_Directions for this task_:
Copy every line that mentions the word "chart".

┌─ Data to use

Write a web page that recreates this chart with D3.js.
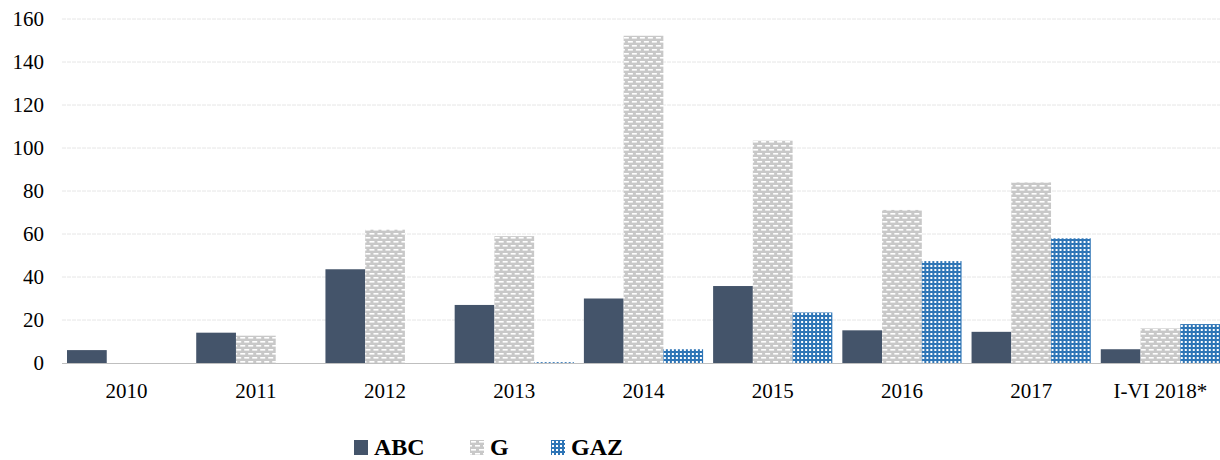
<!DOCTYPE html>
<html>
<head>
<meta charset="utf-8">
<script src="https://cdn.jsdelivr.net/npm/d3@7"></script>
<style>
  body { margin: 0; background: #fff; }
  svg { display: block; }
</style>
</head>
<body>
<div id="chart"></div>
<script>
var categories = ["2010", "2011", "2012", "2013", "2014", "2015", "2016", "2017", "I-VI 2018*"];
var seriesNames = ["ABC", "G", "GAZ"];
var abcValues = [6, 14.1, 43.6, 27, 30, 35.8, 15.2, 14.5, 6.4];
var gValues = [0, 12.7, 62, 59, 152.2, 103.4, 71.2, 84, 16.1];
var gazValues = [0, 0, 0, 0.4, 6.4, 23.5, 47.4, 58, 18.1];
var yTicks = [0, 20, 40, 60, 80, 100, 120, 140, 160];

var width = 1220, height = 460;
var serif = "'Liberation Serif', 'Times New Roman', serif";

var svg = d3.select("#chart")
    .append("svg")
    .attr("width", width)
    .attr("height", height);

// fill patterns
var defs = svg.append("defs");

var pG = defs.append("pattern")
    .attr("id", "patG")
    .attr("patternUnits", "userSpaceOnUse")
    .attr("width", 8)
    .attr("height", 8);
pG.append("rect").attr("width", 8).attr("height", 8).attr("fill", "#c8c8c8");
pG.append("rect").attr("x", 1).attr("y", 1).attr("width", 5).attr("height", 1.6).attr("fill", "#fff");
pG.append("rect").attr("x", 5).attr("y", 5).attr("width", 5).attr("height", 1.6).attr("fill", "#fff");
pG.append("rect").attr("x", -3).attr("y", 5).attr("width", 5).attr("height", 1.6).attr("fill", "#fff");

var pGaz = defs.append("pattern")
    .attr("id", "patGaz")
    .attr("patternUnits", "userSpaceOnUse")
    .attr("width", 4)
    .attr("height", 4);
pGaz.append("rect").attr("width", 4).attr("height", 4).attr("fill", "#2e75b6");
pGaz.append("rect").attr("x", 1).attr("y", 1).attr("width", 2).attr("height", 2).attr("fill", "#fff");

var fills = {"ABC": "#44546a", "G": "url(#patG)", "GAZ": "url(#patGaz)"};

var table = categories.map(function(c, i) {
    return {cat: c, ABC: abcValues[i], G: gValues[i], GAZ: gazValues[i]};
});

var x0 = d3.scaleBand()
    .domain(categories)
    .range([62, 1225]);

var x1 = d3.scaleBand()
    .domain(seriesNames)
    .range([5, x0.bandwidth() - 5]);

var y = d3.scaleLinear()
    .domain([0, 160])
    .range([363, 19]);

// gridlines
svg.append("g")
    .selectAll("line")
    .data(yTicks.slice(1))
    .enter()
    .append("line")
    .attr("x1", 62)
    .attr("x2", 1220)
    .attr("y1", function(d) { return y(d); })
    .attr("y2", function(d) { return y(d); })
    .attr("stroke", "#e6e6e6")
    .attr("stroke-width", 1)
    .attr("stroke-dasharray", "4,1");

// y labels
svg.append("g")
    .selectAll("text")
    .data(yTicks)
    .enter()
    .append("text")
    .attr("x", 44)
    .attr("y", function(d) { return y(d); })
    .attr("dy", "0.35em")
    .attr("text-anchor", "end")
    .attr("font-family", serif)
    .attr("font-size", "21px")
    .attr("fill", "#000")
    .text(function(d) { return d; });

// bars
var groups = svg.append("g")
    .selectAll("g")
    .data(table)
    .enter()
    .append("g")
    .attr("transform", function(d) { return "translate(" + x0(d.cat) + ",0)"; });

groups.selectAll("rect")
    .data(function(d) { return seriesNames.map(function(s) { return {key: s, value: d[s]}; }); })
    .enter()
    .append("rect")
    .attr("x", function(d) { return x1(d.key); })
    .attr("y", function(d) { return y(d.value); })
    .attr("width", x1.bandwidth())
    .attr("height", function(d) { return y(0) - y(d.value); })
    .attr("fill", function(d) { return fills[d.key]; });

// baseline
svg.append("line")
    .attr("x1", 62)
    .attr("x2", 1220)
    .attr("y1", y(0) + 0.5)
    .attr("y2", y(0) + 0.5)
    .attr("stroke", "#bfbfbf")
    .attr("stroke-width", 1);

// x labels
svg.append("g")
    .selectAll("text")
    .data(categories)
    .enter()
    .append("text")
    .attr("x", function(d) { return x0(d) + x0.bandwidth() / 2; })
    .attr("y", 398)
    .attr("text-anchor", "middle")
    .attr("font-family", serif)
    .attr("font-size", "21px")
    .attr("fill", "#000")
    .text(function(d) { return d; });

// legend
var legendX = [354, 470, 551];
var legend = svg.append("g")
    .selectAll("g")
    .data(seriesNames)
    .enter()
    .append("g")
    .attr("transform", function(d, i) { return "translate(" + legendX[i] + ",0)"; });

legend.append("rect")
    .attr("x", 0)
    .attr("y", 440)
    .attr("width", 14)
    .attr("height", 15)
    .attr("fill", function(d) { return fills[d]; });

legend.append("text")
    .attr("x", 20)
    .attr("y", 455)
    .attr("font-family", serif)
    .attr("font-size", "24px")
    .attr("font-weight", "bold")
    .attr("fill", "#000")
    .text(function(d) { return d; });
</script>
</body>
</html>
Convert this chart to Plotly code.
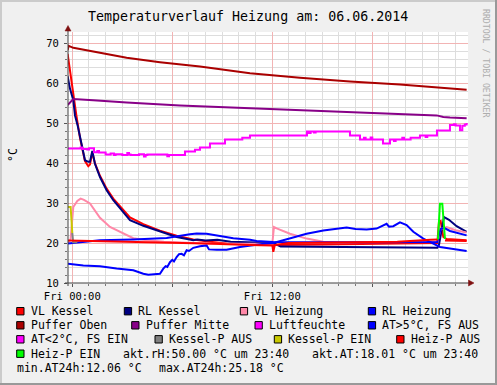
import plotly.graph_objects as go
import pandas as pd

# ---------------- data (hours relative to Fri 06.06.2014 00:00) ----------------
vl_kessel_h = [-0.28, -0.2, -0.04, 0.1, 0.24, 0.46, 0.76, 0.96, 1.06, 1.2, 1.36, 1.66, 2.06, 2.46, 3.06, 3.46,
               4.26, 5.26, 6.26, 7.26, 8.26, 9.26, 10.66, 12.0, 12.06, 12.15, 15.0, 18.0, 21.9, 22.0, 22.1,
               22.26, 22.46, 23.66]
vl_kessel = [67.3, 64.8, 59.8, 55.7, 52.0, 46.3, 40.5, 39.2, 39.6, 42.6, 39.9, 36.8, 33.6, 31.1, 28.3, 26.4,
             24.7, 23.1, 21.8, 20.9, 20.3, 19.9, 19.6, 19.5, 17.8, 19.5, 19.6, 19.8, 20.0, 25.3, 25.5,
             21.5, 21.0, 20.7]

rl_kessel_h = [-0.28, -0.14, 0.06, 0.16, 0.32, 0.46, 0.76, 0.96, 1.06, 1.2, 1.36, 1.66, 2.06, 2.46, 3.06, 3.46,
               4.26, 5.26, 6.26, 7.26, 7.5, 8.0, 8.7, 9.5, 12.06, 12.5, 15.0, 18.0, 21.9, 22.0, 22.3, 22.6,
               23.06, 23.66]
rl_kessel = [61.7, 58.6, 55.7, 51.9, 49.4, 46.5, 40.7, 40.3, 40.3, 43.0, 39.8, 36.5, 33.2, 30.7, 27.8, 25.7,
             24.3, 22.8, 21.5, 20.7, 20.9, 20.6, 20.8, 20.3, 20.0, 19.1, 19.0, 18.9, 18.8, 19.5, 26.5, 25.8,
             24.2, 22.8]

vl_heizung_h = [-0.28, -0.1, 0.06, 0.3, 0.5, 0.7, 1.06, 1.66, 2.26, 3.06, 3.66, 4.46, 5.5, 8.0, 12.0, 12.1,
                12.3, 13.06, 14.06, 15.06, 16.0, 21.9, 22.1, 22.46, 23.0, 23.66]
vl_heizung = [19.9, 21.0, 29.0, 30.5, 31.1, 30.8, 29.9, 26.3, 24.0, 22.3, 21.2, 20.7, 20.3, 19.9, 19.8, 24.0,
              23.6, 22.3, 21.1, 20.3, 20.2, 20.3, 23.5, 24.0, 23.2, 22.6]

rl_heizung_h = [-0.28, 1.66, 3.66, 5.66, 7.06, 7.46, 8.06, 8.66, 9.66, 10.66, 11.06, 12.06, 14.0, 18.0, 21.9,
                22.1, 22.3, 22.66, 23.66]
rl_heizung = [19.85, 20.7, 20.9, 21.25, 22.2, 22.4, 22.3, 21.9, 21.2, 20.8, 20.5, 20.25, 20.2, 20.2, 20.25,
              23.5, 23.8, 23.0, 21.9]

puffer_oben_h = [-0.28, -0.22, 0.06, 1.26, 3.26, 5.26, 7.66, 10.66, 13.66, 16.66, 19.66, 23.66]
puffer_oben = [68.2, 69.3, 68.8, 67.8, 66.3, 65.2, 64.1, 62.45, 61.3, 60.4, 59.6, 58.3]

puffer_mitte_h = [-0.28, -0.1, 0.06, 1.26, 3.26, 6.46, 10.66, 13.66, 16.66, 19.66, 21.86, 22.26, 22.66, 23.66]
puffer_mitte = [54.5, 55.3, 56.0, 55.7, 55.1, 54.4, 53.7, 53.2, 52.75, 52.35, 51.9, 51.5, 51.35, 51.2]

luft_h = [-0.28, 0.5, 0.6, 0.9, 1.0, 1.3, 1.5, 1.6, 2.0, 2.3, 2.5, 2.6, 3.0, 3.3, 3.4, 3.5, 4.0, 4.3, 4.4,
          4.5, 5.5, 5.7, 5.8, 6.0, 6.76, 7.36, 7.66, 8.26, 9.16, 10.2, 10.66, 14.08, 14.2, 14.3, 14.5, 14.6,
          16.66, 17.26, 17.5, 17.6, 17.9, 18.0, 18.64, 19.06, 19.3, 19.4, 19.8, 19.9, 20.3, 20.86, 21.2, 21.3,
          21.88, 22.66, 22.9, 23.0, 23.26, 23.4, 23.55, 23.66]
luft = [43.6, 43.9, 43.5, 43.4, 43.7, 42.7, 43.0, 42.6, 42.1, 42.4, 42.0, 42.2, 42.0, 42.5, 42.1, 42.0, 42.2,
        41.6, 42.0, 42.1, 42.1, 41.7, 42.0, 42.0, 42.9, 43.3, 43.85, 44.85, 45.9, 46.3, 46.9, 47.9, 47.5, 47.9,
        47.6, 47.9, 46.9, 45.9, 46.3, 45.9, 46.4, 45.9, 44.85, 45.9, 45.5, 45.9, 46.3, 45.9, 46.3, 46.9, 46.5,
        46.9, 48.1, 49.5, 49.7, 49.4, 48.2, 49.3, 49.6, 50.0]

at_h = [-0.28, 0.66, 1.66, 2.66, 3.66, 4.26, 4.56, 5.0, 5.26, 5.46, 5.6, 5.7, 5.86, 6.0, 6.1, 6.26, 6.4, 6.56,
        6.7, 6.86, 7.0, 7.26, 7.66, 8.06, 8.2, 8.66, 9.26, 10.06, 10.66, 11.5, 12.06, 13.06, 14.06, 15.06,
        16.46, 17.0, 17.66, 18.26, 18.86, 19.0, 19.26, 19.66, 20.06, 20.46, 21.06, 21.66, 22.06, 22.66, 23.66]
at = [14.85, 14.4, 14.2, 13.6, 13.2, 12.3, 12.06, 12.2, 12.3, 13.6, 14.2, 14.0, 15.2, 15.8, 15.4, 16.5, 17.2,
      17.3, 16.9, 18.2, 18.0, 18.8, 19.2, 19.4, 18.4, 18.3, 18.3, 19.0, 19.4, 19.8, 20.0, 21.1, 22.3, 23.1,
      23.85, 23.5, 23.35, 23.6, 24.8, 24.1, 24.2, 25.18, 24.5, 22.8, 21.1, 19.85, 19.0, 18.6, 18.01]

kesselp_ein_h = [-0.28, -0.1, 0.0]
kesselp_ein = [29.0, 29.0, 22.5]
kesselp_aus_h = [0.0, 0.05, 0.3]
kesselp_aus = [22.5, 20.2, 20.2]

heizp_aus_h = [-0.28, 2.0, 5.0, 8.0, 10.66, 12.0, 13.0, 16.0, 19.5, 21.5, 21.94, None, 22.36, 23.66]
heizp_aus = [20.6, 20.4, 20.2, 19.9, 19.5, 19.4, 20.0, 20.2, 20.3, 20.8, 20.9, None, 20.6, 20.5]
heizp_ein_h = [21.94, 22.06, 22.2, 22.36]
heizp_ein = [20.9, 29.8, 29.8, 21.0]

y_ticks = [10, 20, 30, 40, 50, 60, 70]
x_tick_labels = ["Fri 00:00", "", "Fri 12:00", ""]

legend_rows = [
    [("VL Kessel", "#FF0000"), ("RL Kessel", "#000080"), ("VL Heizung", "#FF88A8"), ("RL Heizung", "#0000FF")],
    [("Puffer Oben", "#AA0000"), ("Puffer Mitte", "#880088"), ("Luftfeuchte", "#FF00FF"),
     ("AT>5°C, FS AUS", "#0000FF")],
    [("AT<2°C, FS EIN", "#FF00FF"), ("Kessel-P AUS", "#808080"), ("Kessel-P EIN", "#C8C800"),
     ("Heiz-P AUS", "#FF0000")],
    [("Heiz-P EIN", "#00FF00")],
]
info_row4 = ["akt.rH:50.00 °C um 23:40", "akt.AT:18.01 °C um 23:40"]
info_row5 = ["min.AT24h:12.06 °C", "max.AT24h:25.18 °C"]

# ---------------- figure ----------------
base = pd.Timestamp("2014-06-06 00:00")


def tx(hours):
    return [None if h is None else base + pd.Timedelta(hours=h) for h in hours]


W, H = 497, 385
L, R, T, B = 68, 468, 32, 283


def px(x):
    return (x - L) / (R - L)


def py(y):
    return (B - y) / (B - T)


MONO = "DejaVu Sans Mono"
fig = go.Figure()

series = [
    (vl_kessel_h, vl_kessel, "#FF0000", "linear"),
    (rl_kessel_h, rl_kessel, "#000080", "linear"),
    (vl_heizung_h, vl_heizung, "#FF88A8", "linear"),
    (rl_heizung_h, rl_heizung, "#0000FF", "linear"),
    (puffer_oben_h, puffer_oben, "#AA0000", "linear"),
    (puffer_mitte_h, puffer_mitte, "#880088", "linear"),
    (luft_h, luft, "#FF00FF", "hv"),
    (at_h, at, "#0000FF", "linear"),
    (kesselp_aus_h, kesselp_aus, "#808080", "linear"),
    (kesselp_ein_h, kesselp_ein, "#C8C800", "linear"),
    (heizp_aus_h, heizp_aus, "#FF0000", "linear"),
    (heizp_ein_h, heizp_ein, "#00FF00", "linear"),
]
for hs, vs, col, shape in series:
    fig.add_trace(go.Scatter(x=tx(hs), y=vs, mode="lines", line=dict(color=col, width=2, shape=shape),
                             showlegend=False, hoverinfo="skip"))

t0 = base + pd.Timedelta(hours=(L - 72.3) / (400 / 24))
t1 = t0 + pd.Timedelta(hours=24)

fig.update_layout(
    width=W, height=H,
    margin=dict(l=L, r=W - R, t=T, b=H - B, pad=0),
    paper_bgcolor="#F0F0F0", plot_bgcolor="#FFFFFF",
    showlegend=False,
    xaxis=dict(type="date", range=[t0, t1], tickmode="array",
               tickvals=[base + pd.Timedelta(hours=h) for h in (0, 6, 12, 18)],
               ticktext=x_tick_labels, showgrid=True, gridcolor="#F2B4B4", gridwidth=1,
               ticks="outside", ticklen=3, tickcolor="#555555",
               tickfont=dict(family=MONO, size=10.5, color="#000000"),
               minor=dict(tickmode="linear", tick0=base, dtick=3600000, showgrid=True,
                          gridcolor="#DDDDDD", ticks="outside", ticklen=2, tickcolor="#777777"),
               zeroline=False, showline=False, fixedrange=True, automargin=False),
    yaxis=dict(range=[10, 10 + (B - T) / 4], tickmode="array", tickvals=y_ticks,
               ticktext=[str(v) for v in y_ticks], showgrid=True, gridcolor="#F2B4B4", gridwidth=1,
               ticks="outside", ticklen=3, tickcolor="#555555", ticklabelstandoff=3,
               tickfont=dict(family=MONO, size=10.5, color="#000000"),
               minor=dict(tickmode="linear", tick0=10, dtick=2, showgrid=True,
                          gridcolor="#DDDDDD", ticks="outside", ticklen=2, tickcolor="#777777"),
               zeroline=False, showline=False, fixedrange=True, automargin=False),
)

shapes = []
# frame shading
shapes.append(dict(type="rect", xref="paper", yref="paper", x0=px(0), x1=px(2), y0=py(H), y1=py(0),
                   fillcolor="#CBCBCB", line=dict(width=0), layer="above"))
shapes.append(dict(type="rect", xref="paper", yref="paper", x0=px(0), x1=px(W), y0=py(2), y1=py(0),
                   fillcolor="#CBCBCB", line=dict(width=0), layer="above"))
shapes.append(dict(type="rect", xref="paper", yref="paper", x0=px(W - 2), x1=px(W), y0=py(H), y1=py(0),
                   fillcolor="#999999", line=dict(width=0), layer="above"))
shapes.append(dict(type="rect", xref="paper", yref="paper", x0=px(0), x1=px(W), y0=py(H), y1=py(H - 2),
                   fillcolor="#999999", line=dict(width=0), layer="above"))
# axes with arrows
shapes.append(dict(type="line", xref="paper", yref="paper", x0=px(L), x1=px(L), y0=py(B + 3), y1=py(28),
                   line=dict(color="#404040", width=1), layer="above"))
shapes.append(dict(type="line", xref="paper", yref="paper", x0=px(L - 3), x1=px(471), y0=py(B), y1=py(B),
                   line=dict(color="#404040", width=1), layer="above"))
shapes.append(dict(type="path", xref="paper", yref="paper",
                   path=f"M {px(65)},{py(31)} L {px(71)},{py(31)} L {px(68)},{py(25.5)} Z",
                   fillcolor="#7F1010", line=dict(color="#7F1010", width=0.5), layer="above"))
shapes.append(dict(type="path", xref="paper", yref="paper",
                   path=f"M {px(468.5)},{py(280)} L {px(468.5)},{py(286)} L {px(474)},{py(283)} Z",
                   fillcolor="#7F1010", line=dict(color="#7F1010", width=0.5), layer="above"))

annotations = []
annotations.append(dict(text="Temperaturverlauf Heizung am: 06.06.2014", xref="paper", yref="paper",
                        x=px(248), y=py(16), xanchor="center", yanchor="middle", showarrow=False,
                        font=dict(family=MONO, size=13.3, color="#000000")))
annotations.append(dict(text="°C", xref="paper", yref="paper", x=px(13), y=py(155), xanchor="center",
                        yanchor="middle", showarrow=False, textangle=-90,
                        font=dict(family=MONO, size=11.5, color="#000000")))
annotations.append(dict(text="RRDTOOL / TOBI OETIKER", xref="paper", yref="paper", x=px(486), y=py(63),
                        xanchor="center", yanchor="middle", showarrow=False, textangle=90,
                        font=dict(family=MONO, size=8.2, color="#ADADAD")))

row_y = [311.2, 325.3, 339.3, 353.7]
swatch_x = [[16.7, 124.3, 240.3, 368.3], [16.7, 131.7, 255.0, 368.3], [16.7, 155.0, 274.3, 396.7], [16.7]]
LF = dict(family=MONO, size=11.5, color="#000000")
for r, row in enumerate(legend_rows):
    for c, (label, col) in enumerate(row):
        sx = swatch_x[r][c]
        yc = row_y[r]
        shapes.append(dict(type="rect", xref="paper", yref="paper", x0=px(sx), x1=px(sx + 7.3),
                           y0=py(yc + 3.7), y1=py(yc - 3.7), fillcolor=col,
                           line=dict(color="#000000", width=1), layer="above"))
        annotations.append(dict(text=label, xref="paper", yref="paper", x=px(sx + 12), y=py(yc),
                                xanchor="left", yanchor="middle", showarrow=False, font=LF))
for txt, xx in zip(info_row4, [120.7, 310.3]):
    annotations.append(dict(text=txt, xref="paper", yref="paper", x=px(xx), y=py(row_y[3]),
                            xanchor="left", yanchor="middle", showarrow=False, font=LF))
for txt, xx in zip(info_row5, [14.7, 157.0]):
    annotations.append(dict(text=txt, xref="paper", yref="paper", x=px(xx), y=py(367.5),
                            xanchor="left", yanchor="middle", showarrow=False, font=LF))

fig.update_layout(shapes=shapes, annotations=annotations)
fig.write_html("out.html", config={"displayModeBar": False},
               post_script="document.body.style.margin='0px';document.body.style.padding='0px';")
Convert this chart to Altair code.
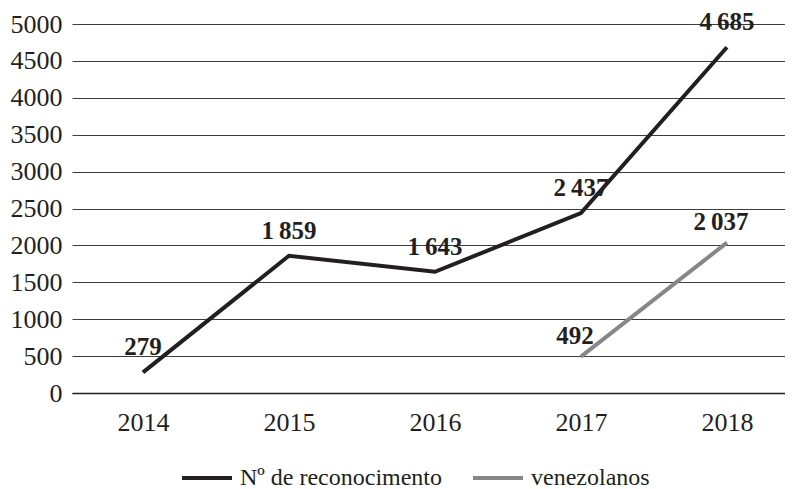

└─

_Output_:
Write a web page that recreates this chart with D3.js.
<div id="chart"></div>
var svg = d3.select("#chart")
Convert this chart to Plotly code.
Convert this chart to Altair code.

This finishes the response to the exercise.